All the data should be repeated exactly. Any image in it is left out.
##### GIVEN ENTRIES
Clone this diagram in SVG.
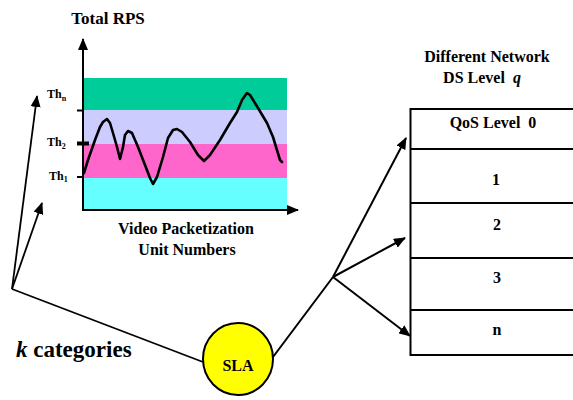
<svg xmlns="http://www.w3.org/2000/svg" width="573" height="400" viewBox="0 0 573 400" font-family="'Liberation Serif', 'Times New Roman', Times, serif" font-weight="bold">
<defs>
<marker id="ah" markerUnits="userSpaceOnUse" markerWidth="12" markerHeight="10" viewBox="0 0 12 10" refX="11" refY="5" orient="auto">
<path d="M0,0 L12,5 L0,10 Z" fill="#000"/>
</marker>
</defs>
<style>
text{fill:#000}
.m{text-anchor:middle}
.ln{stroke:#000;fill:none}
</style>
<rect width="573" height="400" fill="#fff"/>
<g id="chart">
<rect x="83" y="78" width="204" height="32" fill="#00CC99"/>
<rect x="83" y="110" width="204" height="34" fill="#CCCCFF"/>
<rect x="83" y="144" width="204" height="34" fill="#FF66CC"/>
<rect x="83" y="178" width="204" height="31" fill="#66FFFF"/>
<line class="ln" x1="83" y1="210" x2="83" y2="39" stroke-width="2" marker-end="url(#ah)"/>
<line class="ln" x1="82" y1="210" x2="298" y2="210" stroke-width="2" marker-end="url(#ah)"/>
<line class="ln" x1="77" y1="110.5" x2="84" y2="110.5" stroke-width="2"/>
<line class="ln" x1="77" y1="143.5" x2="89" y2="143.5" stroke-width="4"/>
<line class="ln" x1="77" y1="177" x2="84" y2="177" stroke-width="2"/>
<polyline class="ln" stroke-width="2.6" stroke-linejoin="round" stroke-linecap="round" points="84,173 88,160 95,140 100,127 103,122 107,119 110,123 113,133 117,147 120,159 123,147 125,135 128,131 132,133 138,147 145,165 150,178 153,184 157,177 163,157 168,138 173,130 177,129 182,132 190,142 198,155 204,161 210,155 220,140 230,123 237,112 242,100 247,93 250,95 258,108 267,123 273,137 280,160 282,162"/>
<text x="108" y="24" class="m" font-size="17">Total RPS</text>
<text x="47" y="98" font-size="12">Th<tspan font-size="8" dy="2.5">n</tspan></text>
<text x="47" y="146" font-size="12">Th<tspan font-size="8" dy="3">2</tspan></text>
<text x="49" y="180" font-size="12">Th<tspan font-size="8" dy="2">1</tspan></text>
<text x="186" y="234" class="m" font-size="16">Video Packetization</text>
<text x="187" y="255" class="m" font-size="16">Unit Numbers</text>
</g>
<g id="table">
<line class="ln" x1="410.5" y1="108" x2="410.5" y2="356" stroke-width="2"/>
<line class="ln" x1="410" y1="109" x2="573" y2="109" stroke-width="2"/>
<line class="ln" x1="410" y1="149" x2="573" y2="149" stroke-width="2"/>
<line class="ln" x1="410" y1="203" x2="573" y2="203" stroke-width="2"/>
<line class="ln" x1="410" y1="258" x2="573" y2="258" stroke-width="2"/>
<line class="ln" x1="410" y1="310" x2="573" y2="310" stroke-width="2"/>
<line class="ln" x1="410" y1="355" x2="573" y2="355" stroke-width="2"/>
<text x="487" y="62" class="m" font-size="16">Different Network</text>
<text x="482" y="83" class="m" font-size="16" xml:space="preserve">DS Level  <tspan font-style="italic">q</tspan></text>
<text x="493" y="128" class="m" font-size="16" xml:space="preserve">QoS Level  0</text>
<text x="496" y="185" class="m" font-size="16">1</text>
<text x="497" y="230" class="m" font-size="16">2</text>
<text x="497" y="283" class="m" font-size="16">3</text>
<text x="497" y="335" class="m" font-size="16">n</text>
</g>
<g id="sla">
<ellipse cx="238" cy="359" rx="35" ry="36" fill="#FFFF00" stroke="#000" stroke-width="2"/>
<text x="238" y="371" class="m" font-size="16">SLA</text>
</g>
<g id="categories">
<text x="16" y="357" font-size="23"><tspan font-style="italic">k</tspan> categories</text>
</g>
<g id="connectors">
<line class="ln" x1="12" y1="289" x2="37" y2="96" stroke-width="1.8" marker-end="url(#ah)"/>
<line class="ln" x1="12" y1="289" x2="42" y2="203" stroke-width="1.8" marker-end="url(#ah)"/>
<line class="ln" x1="12" y1="289" x2="203" y2="362" stroke-width="1.8"/>
<polyline class="ln" points="273,357 333,277" stroke-width="2"/>
<line class="ln" x1="333" y1="277" x2="406" y2="138" stroke-width="2" marker-end="url(#ah)"/>
<line class="ln" x1="333" y1="277" x2="405" y2="238" stroke-width="2" marker-end="url(#ah)"/>
<line class="ln" x1="333" y1="277" x2="410" y2="336" stroke-width="2" marker-end="url(#ah)"/>
</g>
</svg>
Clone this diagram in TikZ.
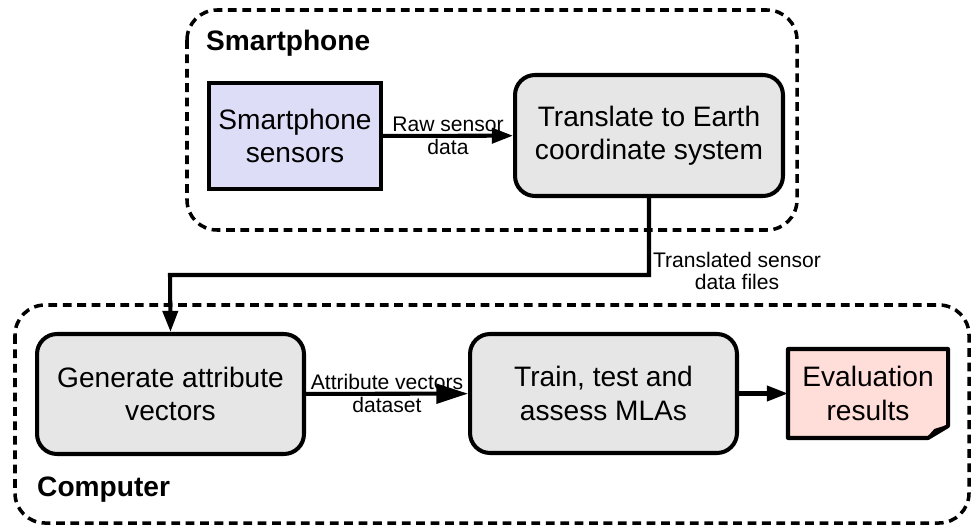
##########
WRITTEN RESPONSE »
Clone this diagram in SVG.
<svg xmlns="http://www.w3.org/2000/svg" width="573" height="400" viewBox="0 0 573 400" font-family="'Liberation Serif', 'Times New Roman', Times, serif" font-weight="bold">
<defs>
<marker id="ah" markerUnits="userSpaceOnUse" markerWidth="12" markerHeight="10" viewBox="0 0 12 10" refX="11" refY="5" orient="auto">
<path d="M0,0 L12,5 L0,10 Z" fill="#000"/>
</marker>
</defs>
<style>
text{fill:#000}
.m{text-anchor:middle}
.ln{stroke:#000;fill:none}
</style>
<rect width="573" height="400" fill="#fff"/>
<g id="chart">
<rect x="83" y="78" width="204" height="32" fill="#00CC99"/>
<rect x="83" y="110" width="204" height="34" fill="#CCCCFF"/>
<rect x="83" y="144" width="204" height="34" fill="#FF66CC"/>
<rect x="83" y="178" width="204" height="31" fill="#66FFFF"/>
<line class="ln" x1="83" y1="210" x2="83" y2="39" stroke-width="2" marker-end="url(#ah)"/>
<line class="ln" x1="82" y1="210" x2="298" y2="210" stroke-width="2" marker-end="url(#ah)"/>
<line class="ln" x1="77" y1="110.5" x2="84" y2="110.5" stroke-width="2"/>
<line class="ln" x1="77" y1="143.5" x2="89" y2="143.5" stroke-width="4"/>
<line class="ln" x1="77" y1="177" x2="84" y2="177" stroke-width="2"/>
<polyline class="ln" stroke-width="2.6" stroke-linejoin="round" stroke-linecap="round" points="84,173 88,160 95,140 100,127 103,122 107,119 110,123 113,133 117,147 120,159 123,147 125,135 128,131 132,133 138,147 145,165 150,178 153,184 157,177 163,157 168,138 173,130 177,129 182,132 190,142 198,155 204,161 210,155 220,140 230,123 237,112 242,100 247,93 250,95 258,108 267,123 273,137 280,160 282,162"/>
<text x="108" y="24" class="m" font-size="17">Total RPS</text>
<text x="47" y="98" font-size="12">Th<tspan font-size="8" dy="2.5">n</tspan></text>
<text x="47" y="146" font-size="12">Th<tspan font-size="8" dy="3">2</tspan></text>
<text x="49" y="180" font-size="12">Th<tspan font-size="8" dy="2">1</tspan></text>
<text x="186" y="234" class="m" font-size="16">Video Packetization</text>
<text x="187" y="255" class="m" font-size="16">Unit Numbers</text>
</g>
<g id="table">
<line class="ln" x1="410.5" y1="108" x2="410.5" y2="356" stroke-width="2"/>
<line class="ln" x1="410" y1="109" x2="573" y2="109" stroke-width="2"/>
<line class="ln" x1="410" y1="149" x2="573" y2="149" stroke-width="2"/>
<line class="ln" x1="410" y1="203" x2="573" y2="203" stroke-width="2"/>
<line class="ln" x1="410" y1="258" x2="573" y2="258" stroke-width="2"/>
<line class="ln" x1="410" y1="310" x2="573" y2="310" stroke-width="2"/>
<line class="ln" x1="410" y1="355" x2="573" y2="355" stroke-width="2"/>
<text x="487" y="62" class="m" font-size="16">Different Network</text>
<text x="482" y="83" class="m" font-size="16" xml:space="preserve">DS Level  <tspan font-style="italic">q</tspan></text>
<text x="493" y="128" class="m" font-size="16" xml:space="preserve">QoS Level  0</text>
<text x="496" y="185" class="m" font-size="16">1</text>
<text x="497" y="230" class="m" font-size="16">2</text>
<text x="497" y="283" class="m" font-size="16">3</text>
<text x="497" y="335" class="m" font-size="16">n</text>
</g>
<g id="sla">
<ellipse cx="238" cy="359" rx="35" ry="36" fill="#FFFF00" stroke="#000" stroke-width="2"/>
<text x="238" y="371" class="m" font-size="16">SLA</text>
</g>
<g id="categories">
<text x="16" y="357" font-size="23"><tspan font-style="italic">k</tspan> categories</text>
</g>
<g id="connectors">
<line class="ln" x1="12" y1="289" x2="37" y2="96" stroke-width="1.8" marker-end="url(#ah)"/>
<line class="ln" x1="12" y1="289" x2="42" y2="203" stroke-width="1.8" marker-end="url(#ah)"/>
<line class="ln" x1="12" y1="289" x2="203" y2="362" stroke-width="1.8"/>
<polyline class="ln" points="273,357 333,277" stroke-width="2"/>
<line class="ln" x1="333" y1="277" x2="406" y2="138" stroke-width="2" marker-end="url(#ah)"/>
<line class="ln" x1="333" y1="277" x2="405" y2="238" stroke-width="2" marker-end="url(#ah)"/>
<line class="ln" x1="333" y1="277" x2="410" y2="336" stroke-width="2" marker-end="url(#ah)"/>
</g>
</svg>
Clone this diagram in TikZ.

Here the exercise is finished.